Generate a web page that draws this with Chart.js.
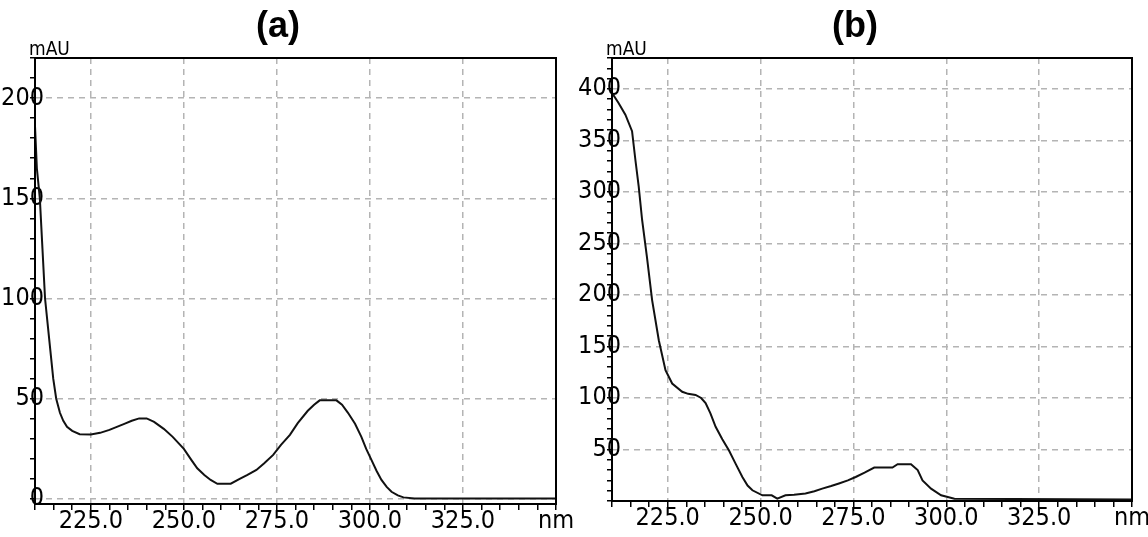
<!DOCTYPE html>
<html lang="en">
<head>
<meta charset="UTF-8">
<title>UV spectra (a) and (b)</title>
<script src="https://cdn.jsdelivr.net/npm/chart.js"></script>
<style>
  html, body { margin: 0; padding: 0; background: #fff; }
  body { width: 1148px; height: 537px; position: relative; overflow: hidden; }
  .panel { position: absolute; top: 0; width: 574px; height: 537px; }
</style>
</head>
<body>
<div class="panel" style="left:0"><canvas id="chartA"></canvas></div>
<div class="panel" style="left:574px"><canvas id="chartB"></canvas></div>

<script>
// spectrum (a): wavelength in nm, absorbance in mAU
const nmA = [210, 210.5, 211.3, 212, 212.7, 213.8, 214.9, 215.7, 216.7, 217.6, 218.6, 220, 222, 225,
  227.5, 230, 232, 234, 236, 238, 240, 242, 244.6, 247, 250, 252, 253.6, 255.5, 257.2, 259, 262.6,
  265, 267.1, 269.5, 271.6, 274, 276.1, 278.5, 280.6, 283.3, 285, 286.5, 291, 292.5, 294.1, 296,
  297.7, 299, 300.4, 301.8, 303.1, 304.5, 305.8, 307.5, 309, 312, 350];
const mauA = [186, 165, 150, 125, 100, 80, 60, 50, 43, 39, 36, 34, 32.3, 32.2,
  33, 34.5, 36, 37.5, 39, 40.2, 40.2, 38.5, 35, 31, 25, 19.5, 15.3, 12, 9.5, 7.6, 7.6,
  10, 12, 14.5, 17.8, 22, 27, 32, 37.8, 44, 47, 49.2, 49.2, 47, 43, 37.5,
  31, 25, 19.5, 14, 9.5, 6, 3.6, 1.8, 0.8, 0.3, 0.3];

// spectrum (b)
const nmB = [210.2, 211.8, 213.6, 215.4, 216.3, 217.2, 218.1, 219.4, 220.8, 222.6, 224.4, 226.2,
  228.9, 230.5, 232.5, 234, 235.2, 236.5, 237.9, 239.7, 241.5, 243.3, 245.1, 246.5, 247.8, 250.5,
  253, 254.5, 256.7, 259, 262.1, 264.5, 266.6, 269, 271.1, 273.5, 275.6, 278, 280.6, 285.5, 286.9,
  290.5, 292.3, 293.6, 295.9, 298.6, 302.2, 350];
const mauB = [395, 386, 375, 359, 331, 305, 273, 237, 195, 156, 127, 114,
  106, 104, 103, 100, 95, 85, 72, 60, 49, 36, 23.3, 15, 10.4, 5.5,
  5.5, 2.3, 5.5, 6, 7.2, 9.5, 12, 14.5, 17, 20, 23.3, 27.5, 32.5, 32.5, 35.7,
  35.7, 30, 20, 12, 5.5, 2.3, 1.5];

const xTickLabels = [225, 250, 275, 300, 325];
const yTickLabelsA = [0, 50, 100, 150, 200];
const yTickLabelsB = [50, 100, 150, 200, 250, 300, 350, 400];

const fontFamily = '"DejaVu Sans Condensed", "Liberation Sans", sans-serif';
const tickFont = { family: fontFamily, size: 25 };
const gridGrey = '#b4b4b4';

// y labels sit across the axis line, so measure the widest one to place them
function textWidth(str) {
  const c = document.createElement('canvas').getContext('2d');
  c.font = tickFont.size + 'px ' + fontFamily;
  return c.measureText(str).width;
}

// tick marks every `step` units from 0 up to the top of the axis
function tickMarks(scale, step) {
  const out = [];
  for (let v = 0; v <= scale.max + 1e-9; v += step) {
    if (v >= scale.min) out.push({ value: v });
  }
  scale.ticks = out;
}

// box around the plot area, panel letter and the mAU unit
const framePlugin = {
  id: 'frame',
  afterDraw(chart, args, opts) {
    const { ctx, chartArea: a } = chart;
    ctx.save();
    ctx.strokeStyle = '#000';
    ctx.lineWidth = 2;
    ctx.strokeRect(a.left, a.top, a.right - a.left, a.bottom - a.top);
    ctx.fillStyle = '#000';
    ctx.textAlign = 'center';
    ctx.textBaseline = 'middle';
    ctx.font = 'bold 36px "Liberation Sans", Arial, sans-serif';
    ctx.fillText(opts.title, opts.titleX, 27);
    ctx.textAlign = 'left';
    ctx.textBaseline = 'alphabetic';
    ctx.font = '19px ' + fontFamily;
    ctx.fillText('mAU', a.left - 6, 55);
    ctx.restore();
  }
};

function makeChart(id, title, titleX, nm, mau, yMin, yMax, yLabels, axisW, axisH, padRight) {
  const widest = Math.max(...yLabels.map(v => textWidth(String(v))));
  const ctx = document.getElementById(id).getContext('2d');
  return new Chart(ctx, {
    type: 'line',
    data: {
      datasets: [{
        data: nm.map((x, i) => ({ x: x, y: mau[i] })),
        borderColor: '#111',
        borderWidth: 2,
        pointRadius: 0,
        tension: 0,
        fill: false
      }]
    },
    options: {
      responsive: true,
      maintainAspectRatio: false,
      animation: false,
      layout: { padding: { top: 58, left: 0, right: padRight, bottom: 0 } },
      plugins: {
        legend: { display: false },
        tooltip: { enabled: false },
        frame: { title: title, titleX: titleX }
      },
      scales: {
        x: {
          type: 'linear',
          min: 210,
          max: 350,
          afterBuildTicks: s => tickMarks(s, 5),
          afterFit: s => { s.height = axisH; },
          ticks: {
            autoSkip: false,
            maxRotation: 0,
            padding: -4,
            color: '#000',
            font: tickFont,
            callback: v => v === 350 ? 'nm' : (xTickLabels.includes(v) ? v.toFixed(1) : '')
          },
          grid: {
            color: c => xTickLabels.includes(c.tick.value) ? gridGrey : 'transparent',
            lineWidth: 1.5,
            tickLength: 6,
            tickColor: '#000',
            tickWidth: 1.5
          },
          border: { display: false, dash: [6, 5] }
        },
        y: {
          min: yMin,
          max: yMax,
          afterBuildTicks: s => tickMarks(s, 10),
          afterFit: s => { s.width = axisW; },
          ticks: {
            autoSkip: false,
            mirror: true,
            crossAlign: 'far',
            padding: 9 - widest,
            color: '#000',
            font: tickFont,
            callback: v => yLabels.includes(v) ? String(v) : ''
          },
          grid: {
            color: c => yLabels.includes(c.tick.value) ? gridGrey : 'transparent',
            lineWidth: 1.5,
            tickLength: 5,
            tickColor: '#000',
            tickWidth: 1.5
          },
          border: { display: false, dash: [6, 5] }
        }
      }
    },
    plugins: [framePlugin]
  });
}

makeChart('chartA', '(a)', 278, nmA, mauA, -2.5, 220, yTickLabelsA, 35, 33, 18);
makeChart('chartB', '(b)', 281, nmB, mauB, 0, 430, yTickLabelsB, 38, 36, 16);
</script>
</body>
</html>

REQUIRED WORK:
Your task is to repeat the data above exactly while excluding the pictures.

SOLUTION FOR THIS TASK:
Generate a web page that draws this with Chart.js.
<!DOCTYPE html>
<html lang="en">
<head>
<meta charset="UTF-8">
<title>UV spectra (a) and (b)</title>
<script src="https://cdn.jsdelivr.net/npm/chart.js"></script>
<style>
  html, body { margin: 0; padding: 0; background: #fff; }
  body { width: 1148px; height: 537px; position: relative; overflow: hidden; }
  .panel { position: absolute; top: 0; width: 574px; height: 537px; }
</style>
</head>
<body>
<div class="panel" style="left:0"><canvas id="chartA"></canvas></div>
<div class="panel" style="left:574px"><canvas id="chartB"></canvas></div>

<script>
// spectrum (a): wavelength in nm, absorbance in mAU
const nmA = [210, 210.5, 211.3, 212, 212.7, 213.8, 214.9, 215.7, 216.7, 217.6, 218.6, 220, 222, 225,
  227.5, 230, 232, 234, 236, 238, 240, 242, 244.6, 247, 250, 252, 253.6, 255.5, 257.2, 259, 262.6,
  265, 267.1, 269.5, 271.6, 274, 276.1, 278.5, 280.6, 283.3, 285, 286.5, 291, 292.5, 294.1, 296,
  297.7, 299, 300.4, 301.8, 303.1, 304.5, 305.8, 307.5, 309, 312, 350];
const mauA = [186, 165, 150, 125, 100, 80, 60, 50, 43, 39, 36, 34, 32.3, 32.2,
  33, 34.5, 36, 37.5, 39, 40.2, 40.2, 38.5, 35, 31, 25, 19.5, 15.3, 12, 9.5, 7.6, 7.6,
  10, 12, 14.5, 17.8, 22, 27, 32, 37.8, 44, 47, 49.2, 49.2, 47, 43, 37.5,
  31, 25, 19.5, 14, 9.5, 6, 3.6, 1.8, 0.8, 0.3, 0.3];

// spectrum (b)
const nmB = [210.2, 211.8, 213.6, 215.4, 216.3, 217.2, 218.1, 219.4, 220.8, 222.6, 224.4, 226.2,
  228.9, 230.5, 232.5, 234, 235.2, 236.5, 237.9, 239.7, 241.5, 243.3, 245.1, 246.5, 247.8, 250.5,
  253, 254.5, 256.7, 259, 262.1, 264.5, 266.6, 269, 271.1, 273.5, 275.6, 278, 280.6, 285.5, 286.9,
  290.5, 292.3, 293.6, 295.9, 298.6, 302.2, 350];
const mauB = [395, 386, 375, 359, 331, 305, 273, 237, 195, 156, 127, 114,
  106, 104, 103, 100, 95, 85, 72, 60, 49, 36, 23.3, 15, 10.4, 5.5,
  5.5, 2.3, 5.5, 6, 7.2, 9.5, 12, 14.5, 17, 20, 23.3, 27.5, 32.5, 32.5, 35.7,
  35.7, 30, 20, 12, 5.5, 2.3, 1.5];

const xTickLabels = [225, 250, 275, 300, 325];
const yTickLabelsA = [0, 50, 100, 150, 200];
const yTickLabelsB = [50, 100, 150, 200, 250, 300, 350, 400];

const fontFamily = '"DejaVu Sans Condensed", "Liberation Sans", sans-serif';
const tickFont = { family: fontFamily, size: 25 };
const gridGrey = '#b4b4b4';

// y labels sit across the axis line, so measure the widest one to place them
function textWidth(str) {
  const c = document.createElement('canvas').getContext('2d');
  c.font = tickFont.size + 'px ' + fontFamily;
  return c.measureText(str).width;
}

// tick marks every `step` units from 0 up to the top of the axis
function tickMarks(scale, step) {
  const out = [];
  for (let v = 0; v <= scale.max + 1e-9; v += step) {
    if (v >= scale.min) out.push({ value: v });
  }
  scale.ticks = out;
}

// box around the plot area, panel letter and the mAU unit
const framePlugin = {
  id: 'frame',
  afterDraw(chart, args, opts) {
    const { ctx, chartArea: a } = chart;
    ctx.save();
    ctx.strokeStyle = '#000';
    ctx.lineWidth = 2;
    ctx.strokeRect(a.left, a.top, a.right - a.left, a.bottom - a.top);
    ctx.fillStyle = '#000';
    ctx.textAlign = 'center';
    ctx.textBaseline = 'middle';
    ctx.font = 'bold 36px "Liberation Sans", Arial, sans-serif';
    ctx.fillText(opts.title, opts.titleX, 27);
    ctx.textAlign = 'left';
    ctx.textBaseline = 'alphabetic';
    ctx.font = '19px ' + fontFamily;
    ctx.fillText('mAU', a.left - 6, 55);
    ctx.restore();
  }
};

function makeChart(id, title, titleX, nm, mau, yMin, yMax, yLabels, axisW, axisH, padRight) {
  const widest = Math.max(...yLabels.map(v => textWidth(String(v))));
  const ctx = document.getElementById(id).getContext('2d');
  return new Chart(ctx, {
    type: 'line',
    data: {
      datasets: [{
        data: nm.map((x, i) => ({ x: x, y: mau[i] })),
        borderColor: '#111',
        borderWidth: 2,
        pointRadius: 0,
        tension: 0,
        fill: false
      }]
    },
    options: {
      responsive: true,
      maintainAspectRatio: false,
      animation: false,
      layout: { padding: { top: 58, left: 0, right: padRight, bottom: 0 } },
      plugins: {
        legend: { display: false },
        tooltip: { enabled: false },
        frame: { title: title, titleX: titleX }
      },
      scales: {
        x: {
          type: 'linear',
          min: 210,
          max: 350,
          afterBuildTicks: s => tickMarks(s, 5),
          afterFit: s => { s.height = axisH; },
          ticks: {
            autoSkip: false,
            maxRotation: 0,
            padding: -4,
            color: '#000',
            font: tickFont,
            callback: v => v === 350 ? 'nm' : (xTickLabels.includes(v) ? v.toFixed(1) : '')
          },
          grid: {
            color: c => xTickLabels.includes(c.tick.value) ? gridGrey : 'transparent',
            lineWidth: 1.5,
            tickLength: 6,
            tickColor: '#000',
            tickWidth: 1.5
          },
          border: { display: false, dash: [6, 5] }
        },
        y: {
          min: yMin,
          max: yMax,
          afterBuildTicks: s => tickMarks(s, 10),
          afterFit: s => { s.width = axisW; },
          ticks: {
            autoSkip: false,
            mirror: true,
            crossAlign: 'far',
            padding: 9 - widest,
            color: '#000',
            font: tickFont,
            callback: v => yLabels.includes(v) ? String(v) : ''
          },
          grid: {
            color: c => yLabels.includes(c.tick.value) ? gridGrey : 'transparent',
            lineWidth: 1.5,
            tickLength: 5,
            tickColor: '#000',
            tickWidth: 1.5
          },
          border: { display: false, dash: [6, 5] }
        }
      }
    },
    plugins: [framePlugin]
  });
}

makeChart('chartA', '(a)', 278, nmA, mauA, -2.5, 220, yTickLabelsA, 35, 33, 18);
makeChart('chartB', '(b)', 281, nmB, mauB, 0, 430, yTickLabelsB, 38, 36, 16);
</script>
</body>
</html>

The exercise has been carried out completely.